> **Exercise prompt**
Will you output all of the data below exactly, omitting the images?

> **Information provided**
[Start]

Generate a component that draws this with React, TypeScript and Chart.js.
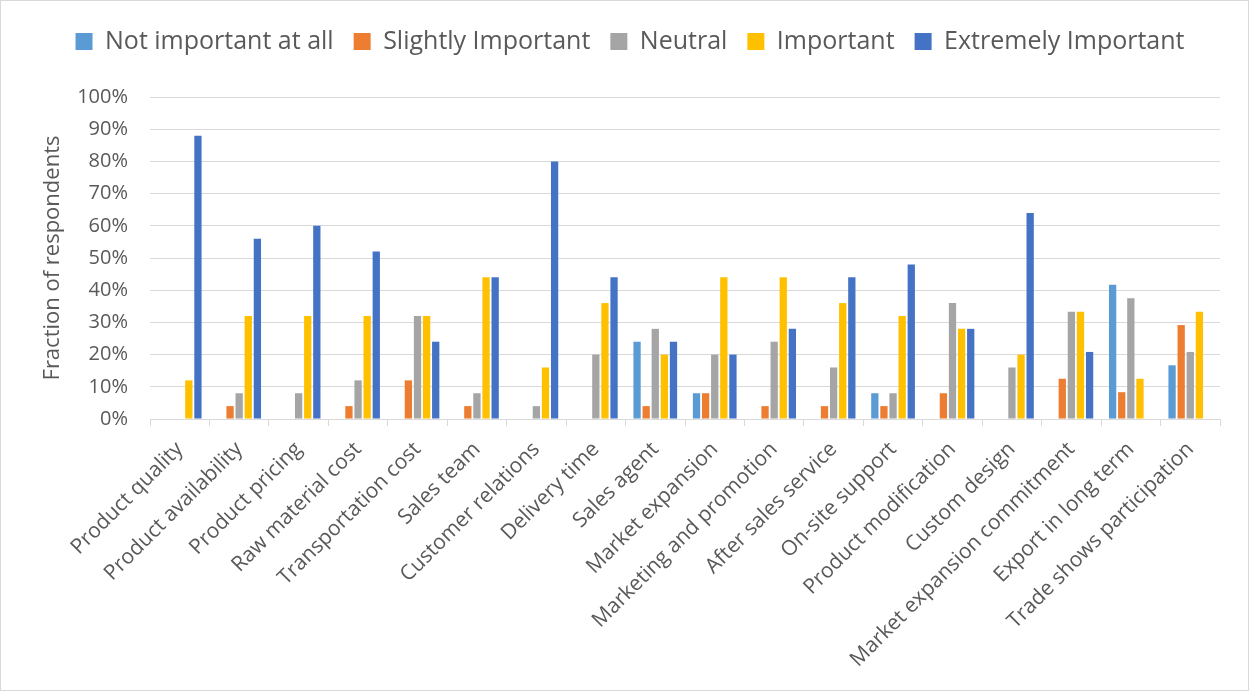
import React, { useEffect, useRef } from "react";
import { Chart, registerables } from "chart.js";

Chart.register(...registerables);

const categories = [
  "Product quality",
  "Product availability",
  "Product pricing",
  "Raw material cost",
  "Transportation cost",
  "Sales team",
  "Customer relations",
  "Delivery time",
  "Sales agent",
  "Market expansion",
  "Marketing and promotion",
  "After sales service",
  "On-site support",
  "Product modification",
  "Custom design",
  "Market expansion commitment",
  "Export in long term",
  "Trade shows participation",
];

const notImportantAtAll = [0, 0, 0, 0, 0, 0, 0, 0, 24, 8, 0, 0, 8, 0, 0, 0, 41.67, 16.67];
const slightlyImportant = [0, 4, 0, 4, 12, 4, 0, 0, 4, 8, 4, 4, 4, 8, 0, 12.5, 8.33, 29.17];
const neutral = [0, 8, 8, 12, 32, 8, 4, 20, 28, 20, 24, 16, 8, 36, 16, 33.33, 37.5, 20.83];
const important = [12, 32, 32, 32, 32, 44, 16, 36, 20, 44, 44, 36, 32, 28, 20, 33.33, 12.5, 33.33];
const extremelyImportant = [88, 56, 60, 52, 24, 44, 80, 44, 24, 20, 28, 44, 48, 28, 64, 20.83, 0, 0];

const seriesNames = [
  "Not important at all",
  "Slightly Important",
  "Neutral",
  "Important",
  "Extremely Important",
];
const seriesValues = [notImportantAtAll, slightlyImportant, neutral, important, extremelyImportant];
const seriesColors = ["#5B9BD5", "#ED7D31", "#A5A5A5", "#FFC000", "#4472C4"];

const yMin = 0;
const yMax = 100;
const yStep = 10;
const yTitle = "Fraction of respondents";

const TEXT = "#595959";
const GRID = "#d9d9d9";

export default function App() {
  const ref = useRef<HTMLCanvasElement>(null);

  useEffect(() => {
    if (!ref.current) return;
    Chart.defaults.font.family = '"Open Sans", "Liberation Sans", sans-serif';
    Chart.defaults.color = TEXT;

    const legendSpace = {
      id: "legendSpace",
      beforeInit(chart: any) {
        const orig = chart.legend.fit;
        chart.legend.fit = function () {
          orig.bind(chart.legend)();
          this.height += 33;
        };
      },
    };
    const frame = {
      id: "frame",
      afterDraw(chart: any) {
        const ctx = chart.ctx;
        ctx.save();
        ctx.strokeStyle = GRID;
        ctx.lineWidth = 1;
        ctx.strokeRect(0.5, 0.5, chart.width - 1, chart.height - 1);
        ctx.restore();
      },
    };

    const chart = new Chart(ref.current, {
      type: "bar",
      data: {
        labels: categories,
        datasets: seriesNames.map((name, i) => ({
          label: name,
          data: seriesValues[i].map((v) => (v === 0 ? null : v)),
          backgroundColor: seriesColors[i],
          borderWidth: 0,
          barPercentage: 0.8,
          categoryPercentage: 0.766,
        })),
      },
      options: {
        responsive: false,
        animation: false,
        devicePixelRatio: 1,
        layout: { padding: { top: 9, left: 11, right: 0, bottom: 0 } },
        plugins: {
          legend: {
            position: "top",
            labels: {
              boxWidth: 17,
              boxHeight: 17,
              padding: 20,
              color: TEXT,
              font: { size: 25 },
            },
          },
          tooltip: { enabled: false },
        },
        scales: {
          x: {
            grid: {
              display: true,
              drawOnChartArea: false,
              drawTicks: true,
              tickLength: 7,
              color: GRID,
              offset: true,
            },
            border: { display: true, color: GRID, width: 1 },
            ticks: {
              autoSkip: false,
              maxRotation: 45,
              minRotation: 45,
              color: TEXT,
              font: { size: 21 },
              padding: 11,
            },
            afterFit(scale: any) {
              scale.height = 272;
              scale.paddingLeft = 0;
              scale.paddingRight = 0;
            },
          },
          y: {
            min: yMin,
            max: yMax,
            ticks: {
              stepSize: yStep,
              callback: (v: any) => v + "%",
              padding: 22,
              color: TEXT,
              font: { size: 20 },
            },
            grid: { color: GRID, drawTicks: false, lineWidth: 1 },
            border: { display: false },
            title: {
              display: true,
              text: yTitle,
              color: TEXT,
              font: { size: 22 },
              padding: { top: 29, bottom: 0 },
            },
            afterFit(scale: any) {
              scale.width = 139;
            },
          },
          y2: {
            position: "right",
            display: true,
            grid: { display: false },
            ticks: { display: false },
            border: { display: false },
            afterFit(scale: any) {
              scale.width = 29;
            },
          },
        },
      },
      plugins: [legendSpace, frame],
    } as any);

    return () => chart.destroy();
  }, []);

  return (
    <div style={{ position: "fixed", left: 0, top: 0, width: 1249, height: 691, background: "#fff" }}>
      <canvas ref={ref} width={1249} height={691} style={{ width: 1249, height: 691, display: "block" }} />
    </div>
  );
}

[End]

> **Complete response**
Generate a component that draws this with React, TypeScript and Chart.js.
import React, { useEffect, useRef } from "react";
import { Chart, registerables } from "chart.js";

Chart.register(...registerables);

const categories = [
  "Product quality",
  "Product availability",
  "Product pricing",
  "Raw material cost",
  "Transportation cost",
  "Sales team",
  "Customer relations",
  "Delivery time",
  "Sales agent",
  "Market expansion",
  "Marketing and promotion",
  "After sales service",
  "On-site support",
  "Product modification",
  "Custom design",
  "Market expansion commitment",
  "Export in long term",
  "Trade shows participation",
];

const notImportantAtAll = [0, 0, 0, 0, 0, 0, 0, 0, 24, 8, 0, 0, 8, 0, 0, 0, 41.67, 16.67];
const slightlyImportant = [0, 4, 0, 4, 12, 4, 0, 0, 4, 8, 4, 4, 4, 8, 0, 12.5, 8.33, 29.17];
const neutral = [0, 8, 8, 12, 32, 8, 4, 20, 28, 20, 24, 16, 8, 36, 16, 33.33, 37.5, 20.83];
const important = [12, 32, 32, 32, 32, 44, 16, 36, 20, 44, 44, 36, 32, 28, 20, 33.33, 12.5, 33.33];
const extremelyImportant = [88, 56, 60, 52, 24, 44, 80, 44, 24, 20, 28, 44, 48, 28, 64, 20.83, 0, 0];

const seriesNames = [
  "Not important at all",
  "Slightly Important",
  "Neutral",
  "Important",
  "Extremely Important",
];
const seriesValues = [notImportantAtAll, slightlyImportant, neutral, important, extremelyImportant];
const seriesColors = ["#5B9BD5", "#ED7D31", "#A5A5A5", "#FFC000", "#4472C4"];

const yMin = 0;
const yMax = 100;
const yStep = 10;
const yTitle = "Fraction of respondents";

const TEXT = "#595959";
const GRID = "#d9d9d9";

export default function App() {
  const ref = useRef<HTMLCanvasElement>(null);

  useEffect(() => {
    if (!ref.current) return;
    Chart.defaults.font.family = '"Open Sans", "Liberation Sans", sans-serif';
    Chart.defaults.color = TEXT;

    const legendSpace = {
      id: "legendSpace",
      beforeInit(chart: any) {
        const orig = chart.legend.fit;
        chart.legend.fit = function () {
          orig.bind(chart.legend)();
          this.height += 33;
        };
      },
    };
    const frame = {
      id: "frame",
      afterDraw(chart: any) {
        const ctx = chart.ctx;
        ctx.save();
        ctx.strokeStyle = GRID;
        ctx.lineWidth = 1;
        ctx.strokeRect(0.5, 0.5, chart.width - 1, chart.height - 1);
        ctx.restore();
      },
    };

    const chart = new Chart(ref.current, {
      type: "bar",
      data: {
        labels: categories,
        datasets: seriesNames.map((name, i) => ({
          label: name,
          data: seriesValues[i].map((v) => (v === 0 ? null : v)),
          backgroundColor: seriesColors[i],
          borderWidth: 0,
          barPercentage: 0.8,
          categoryPercentage: 0.766,
        })),
      },
      options: {
        responsive: false,
        animation: false,
        devicePixelRatio: 1,
        layout: { padding: { top: 9, left: 11, right: 0, bottom: 0 } },
        plugins: {
          legend: {
            position: "top",
            labels: {
              boxWidth: 17,
              boxHeight: 17,
              padding: 20,
              color: TEXT,
              font: { size: 25 },
            },
          },
          tooltip: { enabled: false },
        },
        scales: {
          x: {
            grid: {
              display: true,
              drawOnChartArea: false,
              drawTicks: true,
              tickLength: 7,
              color: GRID,
              offset: true,
            },
            border: { display: true, color: GRID, width: 1 },
            ticks: {
              autoSkip: false,
              maxRotation: 45,
              minRotation: 45,
              color: TEXT,
              font: { size: 21 },
              padding: 11,
            },
            afterFit(scale: any) {
              scale.height = 272;
              scale.paddingLeft = 0;
              scale.paddingRight = 0;
            },
          },
          y: {
            min: yMin,
            max: yMax,
            ticks: {
              stepSize: yStep,
              callback: (v: any) => v + "%",
              padding: 22,
              color: TEXT,
              font: { size: 20 },
            },
            grid: { color: GRID, drawTicks: false, lineWidth: 1 },
            border: { display: false },
            title: {
              display: true,
              text: yTitle,
              color: TEXT,
              font: { size: 22 },
              padding: { top: 29, bottom: 0 },
            },
            afterFit(scale: any) {
              scale.width = 139;
            },
          },
          y2: {
            position: "right",
            display: true,
            grid: { display: false },
            ticks: { display: false },
            border: { display: false },
            afterFit(scale: any) {
              scale.width = 29;
            },
          },
        },
      },
      plugins: [legendSpace, frame],
    } as any);

    return () => chart.destroy();
  }, []);

  return (
    <div style={{ position: "fixed", left: 0, top: 0, width: 1249, height: 691, background: "#fff" }}>
      <canvas ref={ref} width={1249} height={691} style={{ width: 1249, height: 691, display: "block" }} />
    </div>
  );
}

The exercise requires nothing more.